La décision du président Sarkozy d’avancer la fin de la mission de combat des forces françaises en Afghanistan a provoqué quelques remous au sein de l’Otan, mais aussi et surtout dans quelques cercles à Washington, certains parlant de « fissure » au sein du consensus entre les pays de l’Alliance.

« Pour ce qui est de la contribution française à nos opérations en Afghanistan, laissez-moi insister sur le fait que nous étions tous d’accord au sommet de Lisbonne sur un processus de transfert des responsabilités de sécurité aux forces afghanes selon un calendrier bien défini » avait averti Anders Fogh Rasmussen, le secrétaire général de l’Otan, la veille de l’annonce du président français. Et d’ajouter : « Nous avons exposé les grandes lignes d’un plan d’action et il est important pour le succès de nos opérations de maintenir notre engagement envers ce plan ».

Un ancien haut responsable du Pentagone pour les questions européennes entre 2001 et 2005, Ian Brzezinski, a été plus sévère encore. « Ce n’est pas la première fois qu’un allié dit qu’il en a assez et veut retirer ses troupes, mais le faire après un incident tragique, soudainement, c’est un peu hisser le drapeau blanc » a-t-il déclaré lors d’une conférence du très influent Atlantic Council. « Dire non seulement on s’en va, mais appeler tout le monde à faire de même plus tôt que prévu est simplement stupéfiant » a-t-il ajouté.

Est-ce à dire que Paris aurait, par la décision d’accélérer le calendrier de retrait de ses troupes d’Afghanistan, perdu sa crédibilité auprès de ses partenaires? Pas forcément, si l’on en croit les récentes déclarations de Leon Panetta, le secrétaire américain à la Défense.

En effet, le chef du Pentagone se pose lui aussi la question de savoir s’il ne vaudrait pas mieux accélérer le mouvement en Afghanistan, c’est à dire passer d’une mission de combat à des tâches de formation et de soutien à l’armée afghane dès la mi-2013 et non plus à la fin de l’année 2014.

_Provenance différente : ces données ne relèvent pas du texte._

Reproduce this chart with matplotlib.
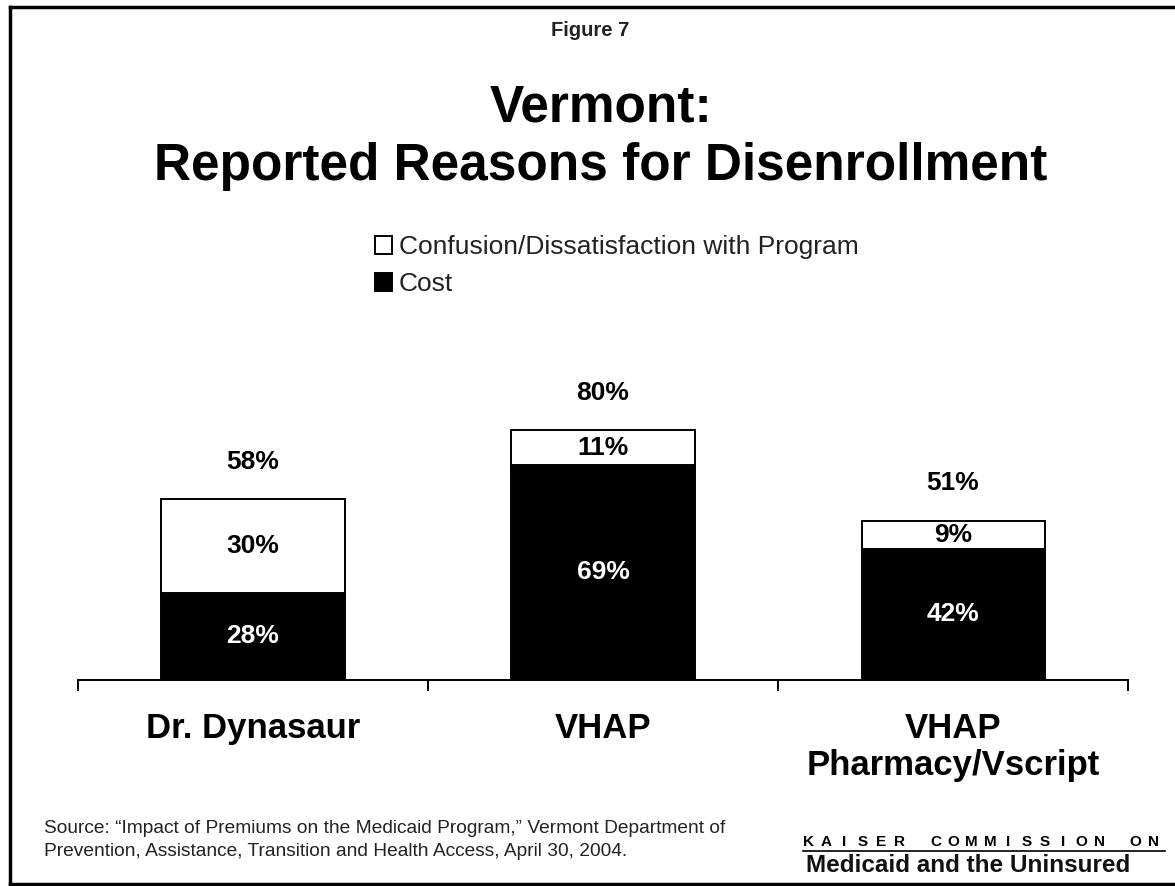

« On peut espérer que vers la mi-2013 et dans la deuxième partie de l’année, nous pourrons passer d’un rôle de combat à un rôle d’entraînement et d’assistance » a-t-il déclaré le 1er février, à bord d’un avion l’amenant à Bruxelles pour assister à une réunion des ministres de la Défense de l’Otan.

« Nous y sommes allés ensemble et nous sortirons ensemble, mais nous devons le faire sur la base d’une alliance puissante et de l’engagement fort pris à Lisbonne », a-t-il précisé. En clair, il s’agit pour les pays membre de la coalition internationale déployée en Afghanistan de se coordonner, alors que, selon lui, les progrès de la coalition contre les taliban et la monté en puissance de l’armée afghane doivent « être consolidés cette année » et que 2013 sera « cruciale » étant donné que l’on entrera dans la dernière phase – délicate – du processus de transition.

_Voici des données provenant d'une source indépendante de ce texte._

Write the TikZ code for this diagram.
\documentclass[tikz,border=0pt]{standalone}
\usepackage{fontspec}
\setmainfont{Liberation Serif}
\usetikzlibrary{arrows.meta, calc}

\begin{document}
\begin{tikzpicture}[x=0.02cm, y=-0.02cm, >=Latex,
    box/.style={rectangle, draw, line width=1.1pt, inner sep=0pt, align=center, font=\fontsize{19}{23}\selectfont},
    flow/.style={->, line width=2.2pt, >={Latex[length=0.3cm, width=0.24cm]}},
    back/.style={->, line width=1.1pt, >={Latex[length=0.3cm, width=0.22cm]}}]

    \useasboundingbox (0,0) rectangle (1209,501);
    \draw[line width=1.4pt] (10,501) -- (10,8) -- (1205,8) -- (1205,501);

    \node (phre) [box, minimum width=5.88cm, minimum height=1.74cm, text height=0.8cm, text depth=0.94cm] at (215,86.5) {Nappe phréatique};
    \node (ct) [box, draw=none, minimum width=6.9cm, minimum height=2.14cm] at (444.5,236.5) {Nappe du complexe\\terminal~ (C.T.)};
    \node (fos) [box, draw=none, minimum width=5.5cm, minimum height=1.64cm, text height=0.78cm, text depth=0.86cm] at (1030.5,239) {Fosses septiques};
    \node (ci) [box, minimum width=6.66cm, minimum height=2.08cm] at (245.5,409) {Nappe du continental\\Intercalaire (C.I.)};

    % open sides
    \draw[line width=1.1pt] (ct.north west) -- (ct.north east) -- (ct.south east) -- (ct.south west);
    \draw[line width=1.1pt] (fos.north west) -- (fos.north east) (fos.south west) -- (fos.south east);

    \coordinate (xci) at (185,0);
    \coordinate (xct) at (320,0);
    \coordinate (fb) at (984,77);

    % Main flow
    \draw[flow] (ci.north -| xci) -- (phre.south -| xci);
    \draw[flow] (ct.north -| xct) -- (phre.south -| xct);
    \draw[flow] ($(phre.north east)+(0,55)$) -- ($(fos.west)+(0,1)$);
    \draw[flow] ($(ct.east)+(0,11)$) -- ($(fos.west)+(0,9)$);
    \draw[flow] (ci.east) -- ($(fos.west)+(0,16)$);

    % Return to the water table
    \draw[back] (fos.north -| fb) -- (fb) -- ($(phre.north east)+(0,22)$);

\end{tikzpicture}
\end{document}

Par ailleurs, Leon Panetta a déclaré comprendre la position de la France et s’est dit satisfait de la décision de cette dernière visant à maintenir un contingent d’instructeur après 2013. Pour autant, est-ce que le patron du Pentagone est sur la même ligne que le président français?

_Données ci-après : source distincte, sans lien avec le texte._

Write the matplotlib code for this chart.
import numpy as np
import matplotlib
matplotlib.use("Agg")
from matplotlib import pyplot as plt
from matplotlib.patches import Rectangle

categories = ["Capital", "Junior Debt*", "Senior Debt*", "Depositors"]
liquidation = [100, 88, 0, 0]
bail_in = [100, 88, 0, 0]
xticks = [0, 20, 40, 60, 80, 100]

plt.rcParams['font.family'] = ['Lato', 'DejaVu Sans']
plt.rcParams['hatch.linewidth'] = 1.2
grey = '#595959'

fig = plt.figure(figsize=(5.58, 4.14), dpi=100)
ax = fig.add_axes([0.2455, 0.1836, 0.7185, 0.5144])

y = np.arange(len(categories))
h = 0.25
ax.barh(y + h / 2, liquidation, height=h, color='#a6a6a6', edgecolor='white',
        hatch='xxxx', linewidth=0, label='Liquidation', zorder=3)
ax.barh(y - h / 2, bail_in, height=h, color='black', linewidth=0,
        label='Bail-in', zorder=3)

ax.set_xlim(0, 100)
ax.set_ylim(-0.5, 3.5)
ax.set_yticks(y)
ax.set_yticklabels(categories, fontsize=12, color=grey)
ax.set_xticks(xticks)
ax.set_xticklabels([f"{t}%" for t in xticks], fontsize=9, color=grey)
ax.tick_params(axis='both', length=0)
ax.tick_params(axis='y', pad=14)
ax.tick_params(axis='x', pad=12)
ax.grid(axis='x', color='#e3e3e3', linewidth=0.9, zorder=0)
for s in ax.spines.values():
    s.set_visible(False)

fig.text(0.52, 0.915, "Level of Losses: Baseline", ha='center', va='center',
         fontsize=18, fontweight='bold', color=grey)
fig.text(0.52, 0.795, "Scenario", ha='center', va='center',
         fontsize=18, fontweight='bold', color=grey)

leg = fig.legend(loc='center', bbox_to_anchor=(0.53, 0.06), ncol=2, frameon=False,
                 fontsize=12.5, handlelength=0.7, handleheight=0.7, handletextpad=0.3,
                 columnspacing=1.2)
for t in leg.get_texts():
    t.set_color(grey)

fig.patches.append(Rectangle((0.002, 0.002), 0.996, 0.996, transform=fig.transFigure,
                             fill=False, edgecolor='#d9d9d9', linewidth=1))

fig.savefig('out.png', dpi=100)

Selon un important responsable américain de la défense, cité anonymement par l’AFP, il n’y aurait « peut-être pas de différence fondamentale entre la position française et celle de l’Otan » et qu’il « s’agit peut-être de la description en termes différents des étapes du processus qui nous mène à la fin 2014 ». Et de préciser que les Etats-Unis veulent « savoir ce que les Français ont en tête, quel rôle ils envisagent en 2013 et en 2014 ».

Quoi qu’il en soit, l’évocation de la fin des missions de combat dès 2013 par Leon Panetta constitue une évolution majeure, même s’il reste à se mettre d’accord sur les modalités concernant les missions de formation de l’armée afghane. Il ne reste plus qu’aux pays membres de l’Otan à se mettre d’accord pour infléchir la stratégie élaborée à Lisbonne en 2010. Et compte tenu que l’heure est à la recherche d’économie pour la plupart d’entre eux, il est à parier que le calendrier de retrait d’Afghanistan sera avancé.